1. Ant 18,4,1: der samaritanische Messias,
2. Ant 18,3,4: die Verführung der Paulina,
3. Ant 19,1,13: Theateraufführung in Rom in Anwesenheit des jüdischen Königs Agrippa I. am 24.1.41, dem Tag der Ermordung Kaiser Caligulas
3.1. Kreuzigung eines Fürsten (hegemon),

3.2. Pantomime: Die kinyrische Fabel mit dem Inzest von Myrrha und ihrem Vater Kinyras.
4. Ant 20,5,2: Der Statthalter Tiberius Alexander lässt Jakobus und Simon, die Söhne Judas’ des Galiläers, kreuzigen.
5. Ant 18,2,3: die Besiedlung der Neugründung Tiberias.

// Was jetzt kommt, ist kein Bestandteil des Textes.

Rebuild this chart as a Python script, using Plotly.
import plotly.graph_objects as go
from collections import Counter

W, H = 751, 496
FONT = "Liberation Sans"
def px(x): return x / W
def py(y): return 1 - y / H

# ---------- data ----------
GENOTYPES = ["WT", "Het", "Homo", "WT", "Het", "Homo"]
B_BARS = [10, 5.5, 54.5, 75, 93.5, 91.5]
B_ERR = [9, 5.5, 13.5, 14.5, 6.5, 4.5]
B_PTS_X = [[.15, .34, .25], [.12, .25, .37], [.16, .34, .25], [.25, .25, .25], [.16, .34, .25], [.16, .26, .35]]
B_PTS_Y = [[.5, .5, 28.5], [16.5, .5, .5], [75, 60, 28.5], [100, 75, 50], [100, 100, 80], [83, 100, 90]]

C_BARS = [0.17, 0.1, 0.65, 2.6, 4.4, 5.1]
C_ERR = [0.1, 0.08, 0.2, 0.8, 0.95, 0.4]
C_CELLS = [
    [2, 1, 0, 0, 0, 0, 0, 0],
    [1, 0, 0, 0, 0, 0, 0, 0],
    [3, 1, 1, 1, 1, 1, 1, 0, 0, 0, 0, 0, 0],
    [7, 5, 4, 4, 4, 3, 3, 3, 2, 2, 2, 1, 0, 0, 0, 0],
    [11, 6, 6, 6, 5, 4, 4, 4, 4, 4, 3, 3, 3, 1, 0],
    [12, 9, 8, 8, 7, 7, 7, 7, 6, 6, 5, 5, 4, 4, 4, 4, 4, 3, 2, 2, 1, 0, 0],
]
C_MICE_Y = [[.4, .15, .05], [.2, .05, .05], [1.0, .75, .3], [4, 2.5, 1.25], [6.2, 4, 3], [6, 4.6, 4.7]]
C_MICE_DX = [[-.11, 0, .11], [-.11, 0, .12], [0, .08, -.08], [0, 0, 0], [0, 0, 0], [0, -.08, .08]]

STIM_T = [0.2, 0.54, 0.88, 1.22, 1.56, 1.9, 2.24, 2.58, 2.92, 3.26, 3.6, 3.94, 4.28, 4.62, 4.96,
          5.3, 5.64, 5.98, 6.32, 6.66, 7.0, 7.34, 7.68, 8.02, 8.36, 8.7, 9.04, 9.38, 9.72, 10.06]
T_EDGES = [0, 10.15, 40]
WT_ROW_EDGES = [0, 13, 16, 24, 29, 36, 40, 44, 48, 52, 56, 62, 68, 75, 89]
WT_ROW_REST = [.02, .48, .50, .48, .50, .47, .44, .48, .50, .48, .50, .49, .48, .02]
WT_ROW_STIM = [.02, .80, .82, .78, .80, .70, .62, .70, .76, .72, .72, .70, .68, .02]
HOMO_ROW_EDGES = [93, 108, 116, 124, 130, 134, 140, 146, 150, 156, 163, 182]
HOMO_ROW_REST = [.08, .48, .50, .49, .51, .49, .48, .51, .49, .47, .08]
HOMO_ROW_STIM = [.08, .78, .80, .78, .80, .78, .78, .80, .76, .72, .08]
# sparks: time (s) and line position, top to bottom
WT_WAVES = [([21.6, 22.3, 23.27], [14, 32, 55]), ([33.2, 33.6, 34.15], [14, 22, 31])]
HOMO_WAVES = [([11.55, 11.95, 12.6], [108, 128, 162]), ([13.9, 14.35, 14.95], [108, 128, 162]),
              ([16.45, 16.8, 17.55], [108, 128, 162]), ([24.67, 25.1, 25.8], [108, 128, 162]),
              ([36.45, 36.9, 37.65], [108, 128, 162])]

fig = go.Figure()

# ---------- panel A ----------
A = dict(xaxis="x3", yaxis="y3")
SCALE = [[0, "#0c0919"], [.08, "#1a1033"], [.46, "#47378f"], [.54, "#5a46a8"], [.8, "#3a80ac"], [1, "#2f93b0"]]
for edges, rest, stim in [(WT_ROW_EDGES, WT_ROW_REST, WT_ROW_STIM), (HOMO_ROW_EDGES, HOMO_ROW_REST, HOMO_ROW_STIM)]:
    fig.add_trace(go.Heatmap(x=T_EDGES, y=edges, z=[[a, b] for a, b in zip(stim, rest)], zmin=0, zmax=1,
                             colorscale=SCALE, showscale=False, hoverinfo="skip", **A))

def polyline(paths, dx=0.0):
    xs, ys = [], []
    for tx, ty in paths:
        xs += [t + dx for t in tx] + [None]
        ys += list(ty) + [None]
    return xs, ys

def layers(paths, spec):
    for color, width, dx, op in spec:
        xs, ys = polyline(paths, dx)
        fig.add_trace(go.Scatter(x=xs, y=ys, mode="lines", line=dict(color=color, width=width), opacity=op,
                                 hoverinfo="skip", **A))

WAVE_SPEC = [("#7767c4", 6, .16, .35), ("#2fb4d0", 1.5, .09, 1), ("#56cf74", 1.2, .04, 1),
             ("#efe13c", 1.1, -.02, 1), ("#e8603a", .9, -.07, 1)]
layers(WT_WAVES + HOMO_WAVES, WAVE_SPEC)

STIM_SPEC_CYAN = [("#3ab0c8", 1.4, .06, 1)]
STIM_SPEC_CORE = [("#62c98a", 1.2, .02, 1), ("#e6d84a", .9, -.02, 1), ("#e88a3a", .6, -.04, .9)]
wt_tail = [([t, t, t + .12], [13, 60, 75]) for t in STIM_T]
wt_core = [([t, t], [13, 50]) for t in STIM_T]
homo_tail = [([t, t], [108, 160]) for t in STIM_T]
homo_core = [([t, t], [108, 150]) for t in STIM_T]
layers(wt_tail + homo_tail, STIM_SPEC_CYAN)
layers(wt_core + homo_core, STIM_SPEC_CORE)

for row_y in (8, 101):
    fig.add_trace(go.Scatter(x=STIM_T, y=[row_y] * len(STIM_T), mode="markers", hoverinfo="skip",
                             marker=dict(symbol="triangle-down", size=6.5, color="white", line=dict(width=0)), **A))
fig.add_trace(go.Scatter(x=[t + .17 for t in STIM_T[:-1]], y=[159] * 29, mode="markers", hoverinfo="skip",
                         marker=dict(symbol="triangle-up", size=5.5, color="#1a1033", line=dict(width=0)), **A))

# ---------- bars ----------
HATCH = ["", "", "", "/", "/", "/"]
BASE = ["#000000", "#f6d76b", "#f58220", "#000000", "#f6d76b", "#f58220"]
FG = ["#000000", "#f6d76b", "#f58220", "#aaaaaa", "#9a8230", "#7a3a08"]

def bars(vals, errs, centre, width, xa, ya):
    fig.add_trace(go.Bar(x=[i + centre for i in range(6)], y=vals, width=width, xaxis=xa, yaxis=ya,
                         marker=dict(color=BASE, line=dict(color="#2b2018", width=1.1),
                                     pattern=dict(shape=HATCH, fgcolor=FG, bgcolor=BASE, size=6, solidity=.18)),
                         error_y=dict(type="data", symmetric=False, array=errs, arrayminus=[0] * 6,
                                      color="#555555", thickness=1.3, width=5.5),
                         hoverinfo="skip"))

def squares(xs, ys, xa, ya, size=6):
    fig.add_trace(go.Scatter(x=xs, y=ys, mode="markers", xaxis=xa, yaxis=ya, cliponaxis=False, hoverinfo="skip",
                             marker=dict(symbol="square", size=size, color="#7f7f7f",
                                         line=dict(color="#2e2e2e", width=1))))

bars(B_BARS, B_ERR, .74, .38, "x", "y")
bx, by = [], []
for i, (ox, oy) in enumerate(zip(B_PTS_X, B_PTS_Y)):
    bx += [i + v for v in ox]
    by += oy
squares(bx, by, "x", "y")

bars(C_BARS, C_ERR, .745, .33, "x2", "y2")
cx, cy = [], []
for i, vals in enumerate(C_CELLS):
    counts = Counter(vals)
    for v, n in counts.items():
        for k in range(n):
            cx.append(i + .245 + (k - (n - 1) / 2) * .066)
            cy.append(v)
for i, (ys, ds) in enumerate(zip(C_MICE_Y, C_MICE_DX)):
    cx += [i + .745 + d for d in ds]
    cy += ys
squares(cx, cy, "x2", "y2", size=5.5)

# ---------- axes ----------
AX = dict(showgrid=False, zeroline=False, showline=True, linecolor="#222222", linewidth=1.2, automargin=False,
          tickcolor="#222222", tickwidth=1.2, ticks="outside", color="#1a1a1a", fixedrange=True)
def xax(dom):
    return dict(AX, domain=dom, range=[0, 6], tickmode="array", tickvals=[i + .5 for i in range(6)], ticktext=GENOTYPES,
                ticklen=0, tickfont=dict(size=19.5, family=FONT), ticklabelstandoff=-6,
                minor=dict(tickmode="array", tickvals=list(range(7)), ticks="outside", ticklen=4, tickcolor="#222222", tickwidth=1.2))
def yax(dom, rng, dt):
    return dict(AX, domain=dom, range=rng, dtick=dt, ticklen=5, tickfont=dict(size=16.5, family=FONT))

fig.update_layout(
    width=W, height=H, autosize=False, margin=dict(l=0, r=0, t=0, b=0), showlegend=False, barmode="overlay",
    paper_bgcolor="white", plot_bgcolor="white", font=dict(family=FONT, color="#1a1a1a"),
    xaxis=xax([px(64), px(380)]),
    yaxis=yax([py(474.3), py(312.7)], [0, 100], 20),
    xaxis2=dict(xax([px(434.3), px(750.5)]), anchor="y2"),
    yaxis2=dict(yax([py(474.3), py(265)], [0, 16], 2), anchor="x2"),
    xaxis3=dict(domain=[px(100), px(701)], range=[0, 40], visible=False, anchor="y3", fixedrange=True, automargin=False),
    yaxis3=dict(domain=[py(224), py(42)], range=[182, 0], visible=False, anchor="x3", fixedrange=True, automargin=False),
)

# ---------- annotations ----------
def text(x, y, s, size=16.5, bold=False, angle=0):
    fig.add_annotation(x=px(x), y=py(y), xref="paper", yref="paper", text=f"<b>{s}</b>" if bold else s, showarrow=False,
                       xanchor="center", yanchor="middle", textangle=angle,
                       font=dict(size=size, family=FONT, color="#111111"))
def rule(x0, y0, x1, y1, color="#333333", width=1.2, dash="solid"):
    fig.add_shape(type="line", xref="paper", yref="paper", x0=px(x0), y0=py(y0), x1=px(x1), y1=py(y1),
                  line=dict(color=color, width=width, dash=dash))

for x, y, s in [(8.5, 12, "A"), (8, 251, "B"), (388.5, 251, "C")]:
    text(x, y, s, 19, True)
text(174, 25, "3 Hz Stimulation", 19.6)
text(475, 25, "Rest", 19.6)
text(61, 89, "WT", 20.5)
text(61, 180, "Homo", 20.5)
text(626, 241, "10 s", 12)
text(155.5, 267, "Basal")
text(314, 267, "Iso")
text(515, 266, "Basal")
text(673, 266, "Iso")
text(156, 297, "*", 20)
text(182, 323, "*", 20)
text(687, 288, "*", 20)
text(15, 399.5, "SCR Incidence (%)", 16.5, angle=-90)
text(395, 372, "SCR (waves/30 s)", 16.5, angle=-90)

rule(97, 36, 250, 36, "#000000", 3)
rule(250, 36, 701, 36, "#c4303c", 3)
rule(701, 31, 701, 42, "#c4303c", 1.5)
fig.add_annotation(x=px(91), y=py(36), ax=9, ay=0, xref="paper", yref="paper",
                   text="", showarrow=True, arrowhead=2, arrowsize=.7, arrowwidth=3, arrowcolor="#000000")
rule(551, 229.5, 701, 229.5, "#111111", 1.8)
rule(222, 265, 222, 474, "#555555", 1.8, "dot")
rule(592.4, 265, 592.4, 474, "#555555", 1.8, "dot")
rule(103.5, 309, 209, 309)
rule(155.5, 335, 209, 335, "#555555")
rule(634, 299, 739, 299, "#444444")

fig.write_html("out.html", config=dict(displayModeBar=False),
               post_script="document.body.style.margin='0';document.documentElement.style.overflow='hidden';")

Text Nr. 1 bezieht sich auf die Hinrichtung Jesu, Nr. 2 und 3.2. sind Polemiken gegen die christliche Überlieferung von der Jungfrauen­geburt, Nr. 3.1 ist eine frühe Aufführung der Kreuzigung Jesu als Theaterstück, Nr. 4 ist ein alternativer Bericht zu Act 12,1ff, Nr. 5 zeigt den historischen Kontext des Gleichnisses von großen Abendmahl, Mt 22,1-14; Lk 14,15-24.